▽

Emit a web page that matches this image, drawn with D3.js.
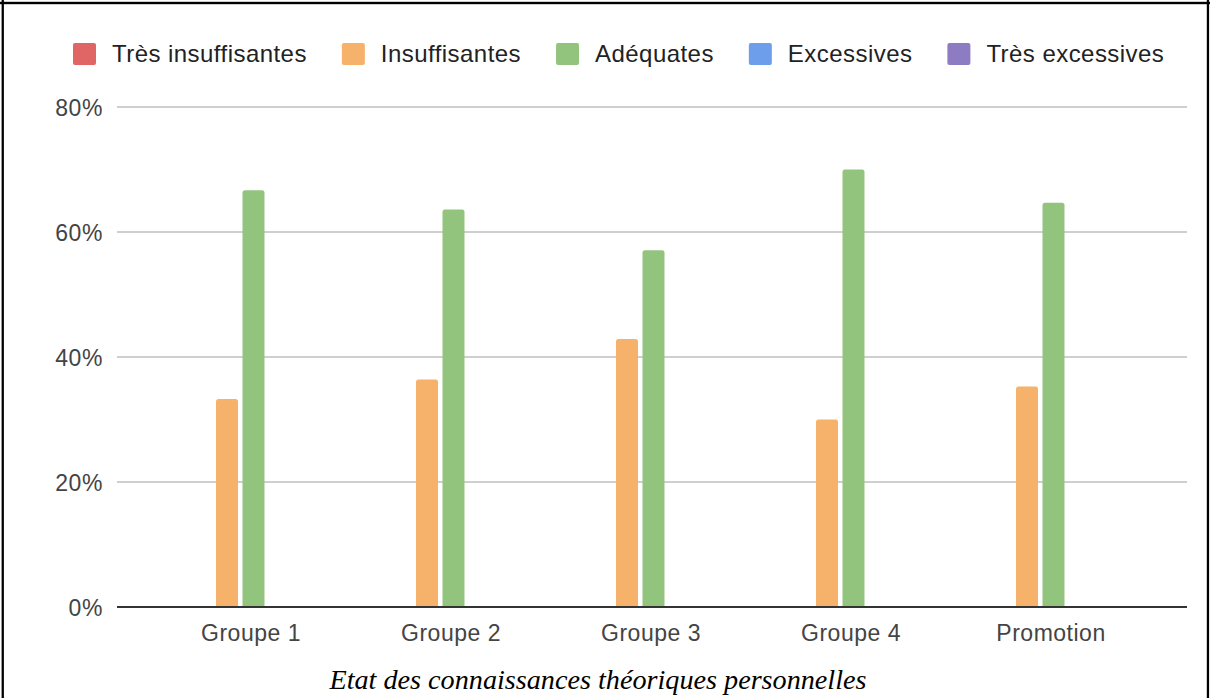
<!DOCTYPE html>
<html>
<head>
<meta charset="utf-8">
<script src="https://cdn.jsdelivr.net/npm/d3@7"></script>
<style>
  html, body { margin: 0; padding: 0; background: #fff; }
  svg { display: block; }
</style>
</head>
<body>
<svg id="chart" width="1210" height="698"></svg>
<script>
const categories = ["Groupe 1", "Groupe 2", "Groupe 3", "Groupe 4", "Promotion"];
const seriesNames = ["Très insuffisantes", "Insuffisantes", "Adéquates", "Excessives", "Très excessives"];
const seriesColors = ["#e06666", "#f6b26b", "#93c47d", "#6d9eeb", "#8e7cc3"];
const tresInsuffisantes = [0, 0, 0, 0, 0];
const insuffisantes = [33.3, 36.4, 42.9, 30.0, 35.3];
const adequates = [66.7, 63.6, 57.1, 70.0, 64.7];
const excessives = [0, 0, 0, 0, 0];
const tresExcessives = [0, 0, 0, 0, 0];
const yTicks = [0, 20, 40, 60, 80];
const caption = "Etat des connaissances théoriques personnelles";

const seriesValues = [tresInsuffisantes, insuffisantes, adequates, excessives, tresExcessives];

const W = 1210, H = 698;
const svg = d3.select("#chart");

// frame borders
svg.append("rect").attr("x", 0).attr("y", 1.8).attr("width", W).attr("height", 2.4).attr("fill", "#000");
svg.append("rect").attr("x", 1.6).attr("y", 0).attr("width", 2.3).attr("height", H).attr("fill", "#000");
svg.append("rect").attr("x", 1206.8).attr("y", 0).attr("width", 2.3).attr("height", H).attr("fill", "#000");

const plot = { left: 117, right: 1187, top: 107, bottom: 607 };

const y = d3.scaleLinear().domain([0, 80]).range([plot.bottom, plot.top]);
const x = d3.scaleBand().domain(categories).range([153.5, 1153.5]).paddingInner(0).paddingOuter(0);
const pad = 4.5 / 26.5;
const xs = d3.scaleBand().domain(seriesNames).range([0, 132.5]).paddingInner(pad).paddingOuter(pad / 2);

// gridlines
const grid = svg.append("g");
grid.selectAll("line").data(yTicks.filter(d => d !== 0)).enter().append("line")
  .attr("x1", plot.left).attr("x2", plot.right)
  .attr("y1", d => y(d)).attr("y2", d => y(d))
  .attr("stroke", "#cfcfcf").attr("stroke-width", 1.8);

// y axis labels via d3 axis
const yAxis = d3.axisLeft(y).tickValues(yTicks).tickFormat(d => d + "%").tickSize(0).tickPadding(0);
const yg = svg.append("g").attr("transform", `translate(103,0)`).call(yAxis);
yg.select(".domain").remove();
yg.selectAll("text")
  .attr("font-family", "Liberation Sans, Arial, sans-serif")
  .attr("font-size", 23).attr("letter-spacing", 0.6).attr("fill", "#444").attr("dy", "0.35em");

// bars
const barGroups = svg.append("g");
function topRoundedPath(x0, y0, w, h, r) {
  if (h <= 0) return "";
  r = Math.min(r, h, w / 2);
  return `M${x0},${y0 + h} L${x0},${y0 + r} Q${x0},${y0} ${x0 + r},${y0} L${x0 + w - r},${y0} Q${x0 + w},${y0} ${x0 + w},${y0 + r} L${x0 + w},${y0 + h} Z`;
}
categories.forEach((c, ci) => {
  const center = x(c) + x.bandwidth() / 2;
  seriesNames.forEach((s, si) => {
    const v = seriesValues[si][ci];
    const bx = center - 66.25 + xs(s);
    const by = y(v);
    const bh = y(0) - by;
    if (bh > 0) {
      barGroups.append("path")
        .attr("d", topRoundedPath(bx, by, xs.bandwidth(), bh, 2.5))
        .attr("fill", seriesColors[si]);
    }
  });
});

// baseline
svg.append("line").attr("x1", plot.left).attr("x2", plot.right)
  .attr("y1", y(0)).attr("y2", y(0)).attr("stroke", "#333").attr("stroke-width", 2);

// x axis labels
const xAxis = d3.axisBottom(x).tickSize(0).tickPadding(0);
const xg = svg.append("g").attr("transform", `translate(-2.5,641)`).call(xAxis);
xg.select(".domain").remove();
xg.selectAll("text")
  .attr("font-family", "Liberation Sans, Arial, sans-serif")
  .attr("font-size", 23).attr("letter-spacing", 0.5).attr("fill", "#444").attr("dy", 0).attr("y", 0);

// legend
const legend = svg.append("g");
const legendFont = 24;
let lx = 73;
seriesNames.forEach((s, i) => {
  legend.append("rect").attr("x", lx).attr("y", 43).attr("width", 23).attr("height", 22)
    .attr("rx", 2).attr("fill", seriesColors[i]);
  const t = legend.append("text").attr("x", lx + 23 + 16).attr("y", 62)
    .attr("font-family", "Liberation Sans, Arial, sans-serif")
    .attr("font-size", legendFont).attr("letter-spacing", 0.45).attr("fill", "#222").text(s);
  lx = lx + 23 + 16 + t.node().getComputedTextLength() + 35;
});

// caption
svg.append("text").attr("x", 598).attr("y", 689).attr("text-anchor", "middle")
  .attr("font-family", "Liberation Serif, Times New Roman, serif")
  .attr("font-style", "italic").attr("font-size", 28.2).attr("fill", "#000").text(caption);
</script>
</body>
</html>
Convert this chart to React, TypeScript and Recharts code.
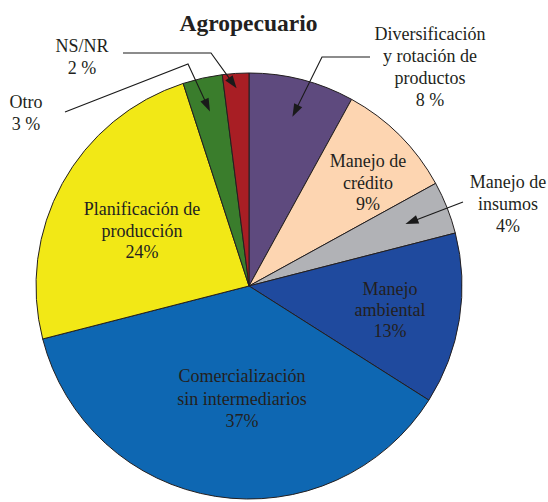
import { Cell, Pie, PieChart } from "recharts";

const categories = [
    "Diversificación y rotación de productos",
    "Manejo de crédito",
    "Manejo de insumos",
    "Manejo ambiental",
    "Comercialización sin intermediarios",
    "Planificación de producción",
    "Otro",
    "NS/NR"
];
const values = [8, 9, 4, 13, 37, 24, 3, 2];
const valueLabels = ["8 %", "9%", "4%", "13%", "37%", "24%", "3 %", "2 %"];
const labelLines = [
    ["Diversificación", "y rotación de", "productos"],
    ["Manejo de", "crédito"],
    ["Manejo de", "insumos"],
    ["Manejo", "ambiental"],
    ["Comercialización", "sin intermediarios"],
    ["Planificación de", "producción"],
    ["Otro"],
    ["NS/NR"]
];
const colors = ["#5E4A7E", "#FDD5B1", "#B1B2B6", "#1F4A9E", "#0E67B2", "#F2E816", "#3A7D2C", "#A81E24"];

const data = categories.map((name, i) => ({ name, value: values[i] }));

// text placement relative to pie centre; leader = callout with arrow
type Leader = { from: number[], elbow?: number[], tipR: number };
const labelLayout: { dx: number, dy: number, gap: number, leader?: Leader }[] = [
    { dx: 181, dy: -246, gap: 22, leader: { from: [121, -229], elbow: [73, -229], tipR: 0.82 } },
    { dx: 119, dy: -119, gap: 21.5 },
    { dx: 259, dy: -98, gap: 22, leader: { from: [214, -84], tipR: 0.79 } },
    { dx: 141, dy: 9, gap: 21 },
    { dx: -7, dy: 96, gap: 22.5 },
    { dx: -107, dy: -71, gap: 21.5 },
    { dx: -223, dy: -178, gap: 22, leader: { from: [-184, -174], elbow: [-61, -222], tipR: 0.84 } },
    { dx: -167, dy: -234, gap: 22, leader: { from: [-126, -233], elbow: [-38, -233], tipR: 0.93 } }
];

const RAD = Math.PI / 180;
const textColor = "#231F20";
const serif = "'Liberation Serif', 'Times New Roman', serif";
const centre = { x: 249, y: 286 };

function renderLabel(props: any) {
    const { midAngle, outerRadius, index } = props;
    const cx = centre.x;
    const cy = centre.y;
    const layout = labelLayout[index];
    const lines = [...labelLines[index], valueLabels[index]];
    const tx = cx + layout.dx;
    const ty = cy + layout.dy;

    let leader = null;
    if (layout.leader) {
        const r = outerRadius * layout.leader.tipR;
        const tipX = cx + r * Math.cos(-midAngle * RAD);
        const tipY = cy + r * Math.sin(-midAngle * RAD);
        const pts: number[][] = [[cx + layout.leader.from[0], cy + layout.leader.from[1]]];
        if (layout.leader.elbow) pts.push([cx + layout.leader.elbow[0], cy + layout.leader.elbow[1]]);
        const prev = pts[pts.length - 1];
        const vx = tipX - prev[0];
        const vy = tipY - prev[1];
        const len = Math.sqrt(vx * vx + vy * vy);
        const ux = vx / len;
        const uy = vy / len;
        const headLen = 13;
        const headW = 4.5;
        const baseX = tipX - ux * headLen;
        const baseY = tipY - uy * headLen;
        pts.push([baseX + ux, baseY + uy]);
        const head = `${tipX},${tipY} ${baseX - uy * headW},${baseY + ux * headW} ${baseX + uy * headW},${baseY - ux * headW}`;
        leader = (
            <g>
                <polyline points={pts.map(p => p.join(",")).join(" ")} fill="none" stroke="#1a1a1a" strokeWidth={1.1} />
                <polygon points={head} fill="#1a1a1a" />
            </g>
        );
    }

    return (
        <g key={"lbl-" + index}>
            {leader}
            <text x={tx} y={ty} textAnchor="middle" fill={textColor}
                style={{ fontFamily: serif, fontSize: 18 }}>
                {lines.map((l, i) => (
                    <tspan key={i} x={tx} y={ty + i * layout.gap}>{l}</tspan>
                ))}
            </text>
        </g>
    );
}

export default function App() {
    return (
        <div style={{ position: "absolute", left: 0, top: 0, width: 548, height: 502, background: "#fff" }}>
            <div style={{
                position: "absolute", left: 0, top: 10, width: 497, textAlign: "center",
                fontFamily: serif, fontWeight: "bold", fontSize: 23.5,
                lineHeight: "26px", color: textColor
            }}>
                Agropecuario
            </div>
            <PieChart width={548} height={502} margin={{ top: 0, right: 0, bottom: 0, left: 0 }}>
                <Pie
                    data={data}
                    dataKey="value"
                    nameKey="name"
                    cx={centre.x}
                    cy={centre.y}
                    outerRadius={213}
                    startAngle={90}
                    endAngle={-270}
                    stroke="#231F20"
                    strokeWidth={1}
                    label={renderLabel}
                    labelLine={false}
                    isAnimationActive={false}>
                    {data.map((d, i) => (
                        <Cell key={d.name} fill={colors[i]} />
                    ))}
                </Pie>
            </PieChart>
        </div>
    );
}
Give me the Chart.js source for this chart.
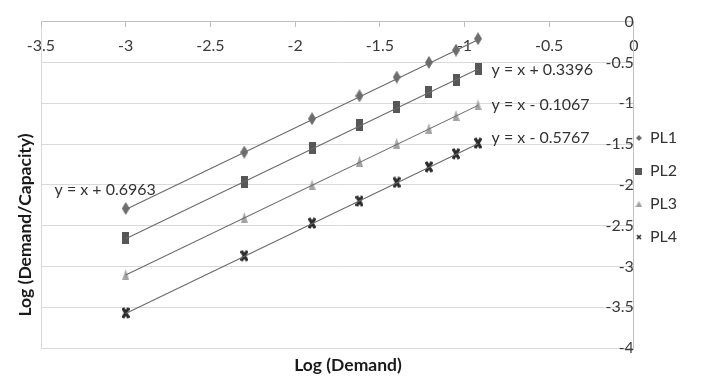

△

From the records above, copy exactly the lines starting at the one with "Convert this chart" and ending at the one with "Cell, Pie, PieChart", and no others. Pictures stay out.

(FINAL RESULT)
Convert this chart to React, TypeScript and Recharts code.
import { Cell, Pie, PieChart } from "recharts";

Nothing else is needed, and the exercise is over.